#### The request
Would you transcribe the whole listing exactly, minus its pictures?

#### Data shown
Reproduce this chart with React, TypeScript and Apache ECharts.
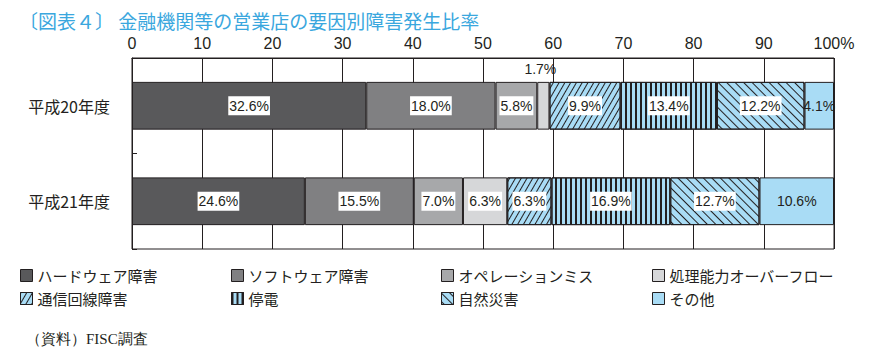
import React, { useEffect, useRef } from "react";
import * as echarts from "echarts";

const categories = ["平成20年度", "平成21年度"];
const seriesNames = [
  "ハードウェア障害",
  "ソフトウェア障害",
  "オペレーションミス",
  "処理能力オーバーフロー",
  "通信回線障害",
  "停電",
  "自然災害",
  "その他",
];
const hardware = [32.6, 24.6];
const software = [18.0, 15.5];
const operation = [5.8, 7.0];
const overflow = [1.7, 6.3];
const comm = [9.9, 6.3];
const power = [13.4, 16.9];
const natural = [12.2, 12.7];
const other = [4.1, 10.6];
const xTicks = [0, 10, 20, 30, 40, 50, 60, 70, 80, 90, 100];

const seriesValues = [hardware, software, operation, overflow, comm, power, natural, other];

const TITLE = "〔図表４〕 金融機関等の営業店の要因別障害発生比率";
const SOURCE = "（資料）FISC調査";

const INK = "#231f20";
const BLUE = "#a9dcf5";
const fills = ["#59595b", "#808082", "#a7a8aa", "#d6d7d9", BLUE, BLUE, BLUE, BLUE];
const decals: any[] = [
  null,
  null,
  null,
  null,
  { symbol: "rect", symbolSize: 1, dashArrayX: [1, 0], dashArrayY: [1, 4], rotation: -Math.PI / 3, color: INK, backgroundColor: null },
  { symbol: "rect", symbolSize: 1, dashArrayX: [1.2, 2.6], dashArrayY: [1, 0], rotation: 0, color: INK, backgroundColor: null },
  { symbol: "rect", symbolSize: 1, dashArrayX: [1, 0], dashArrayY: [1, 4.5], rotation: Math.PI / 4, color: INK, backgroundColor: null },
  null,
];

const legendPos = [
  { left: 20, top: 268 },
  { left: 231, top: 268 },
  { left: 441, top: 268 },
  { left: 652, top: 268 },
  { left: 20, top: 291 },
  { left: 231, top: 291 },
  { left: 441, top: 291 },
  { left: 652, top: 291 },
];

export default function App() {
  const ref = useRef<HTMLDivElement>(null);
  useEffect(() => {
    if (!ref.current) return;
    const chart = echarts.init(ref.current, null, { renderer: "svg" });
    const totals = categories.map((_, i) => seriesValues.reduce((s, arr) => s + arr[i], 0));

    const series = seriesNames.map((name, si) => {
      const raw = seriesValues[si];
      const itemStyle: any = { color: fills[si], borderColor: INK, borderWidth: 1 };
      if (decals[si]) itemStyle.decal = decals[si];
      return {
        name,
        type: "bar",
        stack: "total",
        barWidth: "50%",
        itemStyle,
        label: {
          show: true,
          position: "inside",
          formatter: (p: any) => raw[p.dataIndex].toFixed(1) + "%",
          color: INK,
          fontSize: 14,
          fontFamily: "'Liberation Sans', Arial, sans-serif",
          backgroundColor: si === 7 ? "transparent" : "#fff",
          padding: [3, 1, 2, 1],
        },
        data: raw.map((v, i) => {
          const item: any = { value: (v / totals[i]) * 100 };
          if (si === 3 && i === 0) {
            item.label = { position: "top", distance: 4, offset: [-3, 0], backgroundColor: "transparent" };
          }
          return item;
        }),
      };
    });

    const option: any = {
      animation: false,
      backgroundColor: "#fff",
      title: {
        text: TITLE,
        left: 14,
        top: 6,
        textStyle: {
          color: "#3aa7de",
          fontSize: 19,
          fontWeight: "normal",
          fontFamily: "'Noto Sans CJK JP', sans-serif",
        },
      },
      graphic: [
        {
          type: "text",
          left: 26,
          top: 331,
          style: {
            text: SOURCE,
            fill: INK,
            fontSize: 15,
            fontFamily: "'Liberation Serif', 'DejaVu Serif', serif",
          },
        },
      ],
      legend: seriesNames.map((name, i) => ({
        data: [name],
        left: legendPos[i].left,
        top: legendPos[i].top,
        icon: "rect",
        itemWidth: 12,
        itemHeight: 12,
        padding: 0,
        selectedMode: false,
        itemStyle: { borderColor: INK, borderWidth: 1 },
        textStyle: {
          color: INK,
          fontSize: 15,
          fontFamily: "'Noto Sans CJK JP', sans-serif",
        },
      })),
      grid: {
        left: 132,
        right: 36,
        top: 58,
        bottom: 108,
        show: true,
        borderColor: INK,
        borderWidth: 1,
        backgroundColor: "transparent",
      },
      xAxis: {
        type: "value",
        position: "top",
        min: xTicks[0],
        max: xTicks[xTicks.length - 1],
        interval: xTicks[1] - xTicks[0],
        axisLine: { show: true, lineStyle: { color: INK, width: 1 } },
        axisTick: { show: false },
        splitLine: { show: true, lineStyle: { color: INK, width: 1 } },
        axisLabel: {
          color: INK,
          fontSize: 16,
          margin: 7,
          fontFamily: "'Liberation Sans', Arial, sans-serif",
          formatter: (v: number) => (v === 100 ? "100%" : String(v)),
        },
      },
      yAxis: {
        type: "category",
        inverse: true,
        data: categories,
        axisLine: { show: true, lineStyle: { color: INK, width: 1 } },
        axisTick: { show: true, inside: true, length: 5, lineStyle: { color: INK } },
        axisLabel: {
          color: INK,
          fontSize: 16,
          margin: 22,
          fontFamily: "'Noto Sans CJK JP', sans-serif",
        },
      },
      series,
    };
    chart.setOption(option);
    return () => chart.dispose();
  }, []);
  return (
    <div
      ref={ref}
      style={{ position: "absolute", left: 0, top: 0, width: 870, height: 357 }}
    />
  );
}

#### Expected answer
Reproduce this chart with React, TypeScript and Apache ECharts.
import React, { useEffect, useRef } from "react";
import * as echarts from "echarts";

const categories = ["平成20年度", "平成21年度"];
const seriesNames = [
  "ハードウェア障害",
  "ソフトウェア障害",
  "オペレーションミス",
  "処理能力オーバーフロー",
  "通信回線障害",
  "停電",
  "自然災害",
  "その他",
];
const hardware = [32.6, 24.6];
const software = [18.0, 15.5];
const operation = [5.8, 7.0];
const overflow = [1.7, 6.3];
const comm = [9.9, 6.3];
const power = [13.4, 16.9];
const natural = [12.2, 12.7];
const other = [4.1, 10.6];
const xTicks = [0, 10, 20, 30, 40, 50, 60, 70, 80, 90, 100];

const seriesValues = [hardware, software, operation, overflow, comm, power, natural, other];

const TITLE = "〔図表４〕 金融機関等の営業店の要因別障害発生比率";
const SOURCE = "（資料）FISC調査";

const INK = "#231f20";
const BLUE = "#a9dcf5";
const fills = ["#59595b", "#808082", "#a7a8aa", "#d6d7d9", BLUE, BLUE, BLUE, BLUE];
const decals: any[] = [
  null,
  null,
  null,
  null,
  { symbol: "rect", symbolSize: 1, dashArrayX: [1, 0], dashArrayY: [1, 4], rotation: -Math.PI / 3, color: INK, backgroundColor: null },
  { symbol: "rect", symbolSize: 1, dashArrayX: [1.2, 2.6], dashArrayY: [1, 0], rotation: 0, color: INK, backgroundColor: null },
  { symbol: "rect", symbolSize: 1, dashArrayX: [1, 0], dashArrayY: [1, 4.5], rotation: Math.PI / 4, color: INK, backgroundColor: null },
  null,
];

const legendPos = [
  { left: 20, top: 268 },
  { left: 231, top: 268 },
  { left: 441, top: 268 },
  { left: 652, top: 268 },
  { left: 20, top: 291 },
  { left: 231, top: 291 },
  { left: 441, top: 291 },
  { left: 652, top: 291 },
];

export default function App() {
  const ref = useRef<HTMLDivElement>(null);
  useEffect(() => {
    if (!ref.current) return;
    const chart = echarts.init(ref.current, null, { renderer: "svg" });
    const totals = categories.map((_, i) => seriesValues.reduce((s, arr) => s + arr[i], 0));

    const series = seriesNames.map((name, si) => {
      const raw = seriesValues[si];
      const itemStyle: any = { color: fills[si], borderColor: INK, borderWidth: 1 };
      if (decals[si]) itemStyle.decal = decals[si];
      return {
        name,
        type: "bar",
        stack: "total",
        barWidth: "50%",
        itemStyle,
        label: {
          show: true,
          position: "inside",
          formatter: (p: any) => raw[p.dataIndex].toFixed(1) + "%",
          color: INK,
          fontSize: 14,
          fontFamily: "'Liberation Sans', Arial, sans-serif",
          backgroundColor: si === 7 ? "transparent" : "#fff",
          padding: [3, 1, 2, 1],
        },
        data: raw.map((v, i) => {
          const item: any = { value: (v / totals[i]) * 100 };
          if (si === 3 && i === 0) {
            item.label = { position: "top", distance: 4, offset: [-3, 0], backgroundColor: "transparent" };
          }
          return item;
        }),
      };
    });

    const option: any = {
      animation: false,
      backgroundColor: "#fff",
      title: {
        text: TITLE,
        left: 14,
        top: 6,
        textStyle: {
          color: "#3aa7de",
          fontSize: 19,
          fontWeight: "normal",
          fontFamily: "'Noto Sans CJK JP', sans-serif",
        },
      },
      graphic: [
        {
          type: "text",
          left: 26,
          top: 331,
          style: {
            text: SOURCE,
            fill: INK,
            fontSize: 15,
            fontFamily: "'Liberation Serif', 'DejaVu Serif', serif",
          },
        },
      ],
      legend: seriesNames.map((name, i) => ({
        data: [name],
        left: legendPos[i].left,
        top: legendPos[i].top,
        icon: "rect",
        itemWidth: 12,
        itemHeight: 12,
        padding: 0,
        selectedMode: false,
        itemStyle: { borderColor: INK, borderWidth: 1 },
        textStyle: {
          color: INK,
          fontSize: 15,
          fontFamily: "'Noto Sans CJK JP', sans-serif",
        },
      })),
      grid: {
        left: 132,
        right: 36,
        top: 58,
        bottom: 108,
        show: true,
        borderColor: INK,
        borderWidth: 1,
        backgroundColor: "transparent",
      },
      xAxis: {
        type: "value",
        position: "top",
        min: xTicks[0],
        max: xTicks[xTicks.length - 1],
        interval: xTicks[1] - xTicks[0],
        axisLine: { show: true, lineStyle: { color: INK, width: 1 } },
        axisTick: { show: false },
        splitLine: { show: true, lineStyle: { color: INK, width: 1 } },
        axisLabel: {
          color: INK,
          fontSize: 16,
          margin: 7,
          fontFamily: "'Liberation Sans', Arial, sans-serif",
          formatter: (v: number) => (v === 100 ? "100%" : String(v)),
        },
      },
      yAxis: {
        type: "category",
        inverse: true,
        data: categories,
        axisLine: { show: true, lineStyle: { color: INK, width: 1 } },
        axisTick: { show: true, inside: true, length: 5, lineStyle: { color: INK } },
        axisLabel: {
          color: INK,
          fontSize: 16,
          margin: 22,
          fontFamily: "'Noto Sans CJK JP', sans-serif",
        },
      },
      series,
    };
    chart.setOption(option);
    return () => chart.dispose();
  }, []);
  return (
    <div
      ref={ref}
      style={{ position: "absolute", left: 0, top: 0, width: 870, height: 357 }}
    />
  );
}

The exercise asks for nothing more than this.